In August 2002, Germany awarded LFK/Saab Bofors Dynamics joint venture Taurus Systems, in which the Swedish company holds a 33.3% stake, a €570 million ($675 million) order to produce 600 KEPD 350 weapons. It is poised to deliver first training rounds to the German air force from the middle of this year, and to hand over its first operational missiles in November. Final deliveries are expected in 2009.

Hopeful of following on from its German success, Taurus Systems says a further four countries are interested in the KEPD 350. Two of these - Spain and Sweden - have already conducted flight trials of the weapon with their Boeing F-18 and Saab/BAE Systems JAS39 Gripen fighters, and are believed to be nearing the selection of a stand-off-range missile system. Australia and Canada also have long-term requirements to acquire a weapon in the KEPD 350 class to meet part of their future long-range strike requirements, and have shown interest in the German-Swedish design.

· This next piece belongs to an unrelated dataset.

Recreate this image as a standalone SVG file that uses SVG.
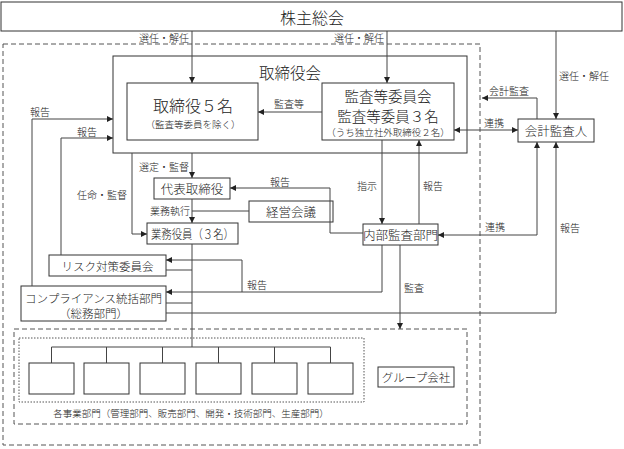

Development testing of the KEPD 350 is now complete, following a successful system verification campaign flown over South Africa's Overberg test range earlier this year, when a Tornado trials aircraft from Germany's WTD-61 test unit dropped two missiles. This effort sought to prove the effectiveness of the weapon's mission planning system, flight profile and its 450kg (990lb) Mephisto dual-phase penetrating warhead. The latter was developed under a joint venture between LFK and France's Thales.

Conducted on 15 March, the first free-flight test was terminated after an engine sensor signal fault, but a subsequent flight on 18 March culminated with the destruction of a bunker target.

The missile's flight envelope demonstrated during the test campaign covered altitudes from less than 100ft (30m) up to 25,000ft, at speeds ranging between M0.67 and M0.95, says Taurus Systems.

Once fielded, the design will augment the Storm Shadow/Scalp EG/Apache family of weapons in service with, or on order for, NATO members France, Greece and the UK. Both types will be part of the weapons range promoted by MBDA, following LFK's planned integration with the expanded company late this year.